===== PROVIDED MATERIAL =====

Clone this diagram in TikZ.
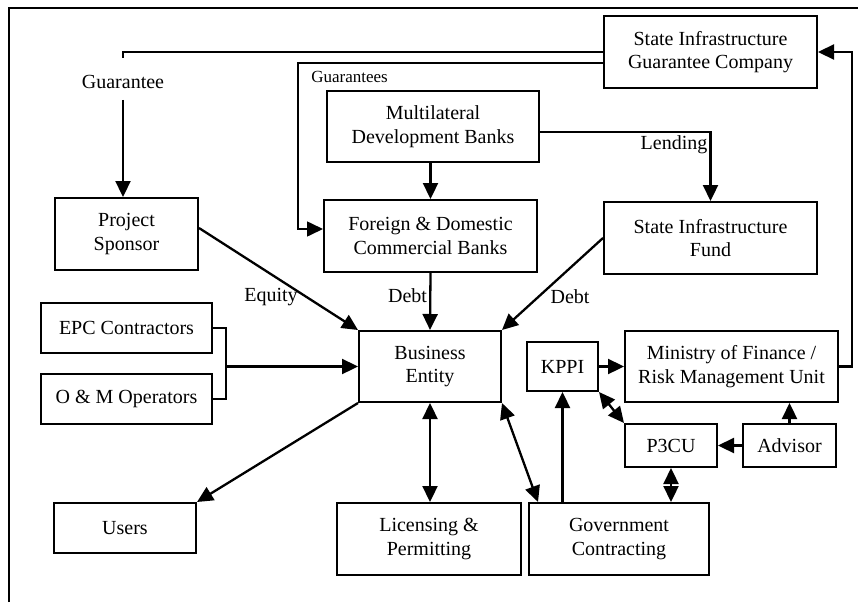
\documentclass[tikz,border=0pt]{standalone}
\usepackage{fontspec}
\setmainfont{Liberation Serif}
\usetikzlibrary{arrows.meta}
\begin{document}
\begin{tikzpicture}[x=1pt,y=-1pt,
  box/.style={draw, line width=2pt, align=center, inner sep=0pt,
    font=\fontsize{20}{23.5}\selectfont},
  lbl/.style={inner sep=0pt, font=\fontsize{20}{23.5}\selectfont},
  smalllbl/.style={inner sep=0pt, font=\fontsize{17}{20}\selectfont},
  tip/.style={-{Triangle[length=16pt,width=15pt]}},
  arr/.style={line width=2.3pt, -{Triangle[length=16pt,width=15pt]}},
  darr/.style={line width=2.3pt, {Triangle[length=16pt,width=15pt]}-{Triangle[length=16pt,width=15pt]}},
  thinline/.style={line width=1.6pt}
]
\useasboundingbox (0,0) rectangle (858,602);
% frame
\coordinate (fbl) at (9,602);
\coordinate (ftl) at (9,8);
\coordinate (ftr) at (858,8);
\draw[line width=1.8pt] (fbl) -- (ftl) -- (ftr);

% nodes
\node[box, minimum width=213pt, minimum height=72pt] (sigc) at (710.5,52) {State Infrastructure\\Guarantee Company};
\node[box, minimum width=212pt, minimum height=71pt] (mdb) at (433,126.5) {Multilateral\\Development Banks};
\node[box, minimum width=213pt, minimum height=72pt] (fcb) at (430.5,236) {Foreign \& Domestic\\Commercial Banks};
\node[box, minimum width=213pt, minimum height=72pt] (sif) at (710.5,238) {State Infrastructure\\Fund};
\node[box, minimum width=143pt, minimum height=72pt] (ps) at (126.5,234) {Project\\Sponsor};
\node[box, minimum width=171pt, minimum height=50pt] (epc) at (126.5,328) {EPC Contractors};
\node[box, minimum width=171pt, minimum height=50pt] (om) at (126.5,399) {O \& M Operators};
\node[box, minimum width=142pt, minimum height=71pt] (be) at (430,366.5) {Business\\Entity};
\node[box, minimum width=71pt, minimum height=49pt] (kppi) at (562.5,366.5) {KPPI};
\node[box, minimum width=213pt, minimum height=71pt] (mof) at (731.5,366.5) {Ministry of Finance /\\Risk Management Unit};
\node[box, minimum width=92pt, minimum height=43pt] (p3cu) at (671,445.5) {P3CU};
\node[box, minimum width=93pt, minimum height=43pt] (adv) at (789.5,445.5) {Advisor};
\node[box, minimum width=142pt, minimum height=50pt] (users) at (125,528) {Users};
\node[box, minimum width=184pt, minimum height=72pt] (lic) at (429,539) {Licensing \&\\Permitting};
\node[box, minimum width=180pt, minimum height=72pt] (gov) at (619,539) {Government\\Contracting};

% labels
\node[lbl] (gl) at (123,82) {Guarantee};
\node[smalllbl] (gsl) at (349.5,77) {Guarantees};
\node[lbl] (lendl) at (674,145) {Lending};
\node[lbl] (debt1) at (407.5,296) {Debt};
\node[lbl] (debt2) at (570,297) {Debt};
\node[lbl] (eql) at (271,297) {Equity};

% guarantee to sponsor
\coordinate (gtop) at (123,58);
\draw[thinline] (sigc.west) -| (gtop);
\draw[arr] ([yshift=-11pt]gl.south) -- (gl.south |- ps.north);

% guarantees to commercial banks
\coordinate (gc) at (298,63);
\draw[thinline, tip] ([yshift=-11pt]sigc.west) -- (gc) |- ([yshift=7pt]fcb.west);

% MDB to banks
\draw[arr] (fcb.north |- mdb.south) -- (fcb.north);
% lending
\draw[arr] ([yshift=-5.5pt]mdb.east) -| (sif.north);

% debt / equity flows
\draw[arr] (fcb.south) -- (be.north);
\draw[arr] (sif.west) -- (be.north east);
\draw[arr] ([yshift=6pt]ps.east) -- (be.north west);

% contractors bracket
\coordinate (bk) at (226,366.5);
\draw[thinline] (epc.east) -| (bk) |- (om.east);
\draw[arr] (bk) -- (be.west);

% business entity outputs
\draw[arr] (be.south west) -- (users.north east);
\draw[darr] (be.south) -- (be.south |- lic.north);
\draw[darr] (be.south east) -- ([xshift=10pt]gov.north west);

% government side
\draw[arr] (kppi.south |- gov.north) -- (kppi.south);
\draw[arr] (kppi.east) -- (kppi.east -| mof.west);
\draw[darr] (kppi.south east) -- (p3cu.north west);
\draw[arr] (adv.west) -- (adv.west -| p3cu.east);
\draw[arr] (adv.north) -- (adv.north |- mof.south);
\draw[darr] (p3cu.south) -- (p3cu.south |- gov.north);

% MoF back to guarantee company
\coordinate (rc) at (852,0);
\draw[arr] (mof.east) -- (mof.east -| rc) |- (sigc.east);
\end{tikzpicture}
\end{document}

=====

DIRECTIONS
Repeat the data exactly in full, omitting its pictures.

TASK ANSWER
Clone this diagram in TikZ.
\documentclass[tikz,border=0pt]{standalone}
\usepackage{fontspec}
\setmainfont{Liberation Serif}
\usetikzlibrary{arrows.meta}
\begin{document}
\begin{tikzpicture}[x=1pt,y=-1pt,
  box/.style={draw, line width=2pt, align=center, inner sep=0pt,
    font=\fontsize{20}{23.5}\selectfont},
  lbl/.style={inner sep=0pt, font=\fontsize{20}{23.5}\selectfont},
  smalllbl/.style={inner sep=0pt, font=\fontsize{17}{20}\selectfont},
  tip/.style={-{Triangle[length=16pt,width=15pt]}},
  arr/.style={line width=2.3pt, -{Triangle[length=16pt,width=15pt]}},
  darr/.style={line width=2.3pt, {Triangle[length=16pt,width=15pt]}-{Triangle[length=16pt,width=15pt]}},
  thinline/.style={line width=1.6pt}
]
\useasboundingbox (0,0) rectangle (858,602);
% frame
\coordinate (fbl) at (9,602);
\coordinate (ftl) at (9,8);
\coordinate (ftr) at (858,8);
\draw[line width=1.8pt] (fbl) -- (ftl) -- (ftr);

% nodes
\node[box, minimum width=213pt, minimum height=72pt] (sigc) at (710.5,52) {State Infrastructure\\Guarantee Company};
\node[box, minimum width=212pt, minimum height=71pt] (mdb) at (433,126.5) {Multilateral\\Development Banks};
\node[box, minimum width=213pt, minimum height=72pt] (fcb) at (430.5,236) {Foreign \& Domestic\\Commercial Banks};
\node[box, minimum width=213pt, minimum height=72pt] (sif) at (710.5,238) {State Infrastructure\\Fund};
\node[box, minimum width=143pt, minimum height=72pt] (ps) at (126.5,234) {Project\\Sponsor};
\node[box, minimum width=171pt, minimum height=50pt] (epc) at (126.5,328) {EPC Contractors};
\node[box, minimum width=171pt, minimum height=50pt] (om) at (126.5,399) {O \& M Operators};
\node[box, minimum width=142pt, minimum height=71pt] (be) at (430,366.5) {Business\\Entity};
\node[box, minimum width=71pt, minimum height=49pt] (kppi) at (562.5,366.5) {KPPI};
\node[box, minimum width=213pt, minimum height=71pt] (mof) at (731.5,366.5) {Ministry of Finance /\\Risk Management Unit};
\node[box, minimum width=92pt, minimum height=43pt] (p3cu) at (671,445.5) {P3CU};
\node[box, minimum width=93pt, minimum height=43pt] (adv) at (789.5,445.5) {Advisor};
\node[box, minimum width=142pt, minimum height=50pt] (users) at (125,528) {Users};
\node[box, minimum width=184pt, minimum height=72pt] (lic) at (429,539) {Licensing \&\\Permitting};
\node[box, minimum width=180pt, minimum height=72pt] (gov) at (619,539) {Government\\Contracting};

% labels
\node[lbl] (gl) at (123,82) {Guarantee};
\node[smalllbl] (gsl) at (349.5,77) {Guarantees};
\node[lbl] (lendl) at (674,145) {Lending};
\node[lbl] (debt1) at (407.5,296) {Debt};
\node[lbl] (debt2) at (570,297) {Debt};
\node[lbl] (eql) at (271,297) {Equity};

% guarantee to sponsor
\coordinate (gtop) at (123,58);
\draw[thinline] (sigc.west) -| (gtop);
\draw[arr] ([yshift=-11pt]gl.south) -- (gl.south |- ps.north);

% guarantees to commercial banks
\coordinate (gc) at (298,63);
\draw[thinline, tip] ([yshift=-11pt]sigc.west) -- (gc) |- ([yshift=7pt]fcb.west);

% MDB to banks
\draw[arr] (fcb.north |- mdb.south) -- (fcb.north);
% lending
\draw[arr] ([yshift=-5.5pt]mdb.east) -| (sif.north);

% debt / equity flows
\draw[arr] (fcb.south) -- (be.north);
\draw[arr] (sif.west) -- (be.north east);
\draw[arr] ([yshift=6pt]ps.east) -- (be.north west);

% contractors bracket
\coordinate (bk) at (226,366.5);
\draw[thinline] (epc.east) -| (bk) |- (om.east);
\draw[arr] (bk) -- (be.west);

% business entity outputs
\draw[arr] (be.south west) -- (users.north east);
\draw[darr] (be.south) -- (be.south |- lic.north);
\draw[darr] (be.south east) -- ([xshift=10pt]gov.north west);

% government side
\draw[arr] (kppi.south |- gov.north) -- (kppi.south);
\draw[arr] (kppi.east) -- (kppi.east -| mof.west);
\draw[darr] (kppi.south east) -- (p3cu.north west);
\draw[arr] (adv.west) -- (adv.west -| p3cu.east);
\draw[arr] (adv.north) -- (adv.north |- mof.south);
\draw[darr] (p3cu.south) -- (p3cu.south |- gov.north);

% MoF back to guarantee company
\coordinate (rc) at (852,0);
\draw[arr] (mof.east) -- (mof.east -| rc) |- (sigc.east);
\end{tikzpicture}
\end{document}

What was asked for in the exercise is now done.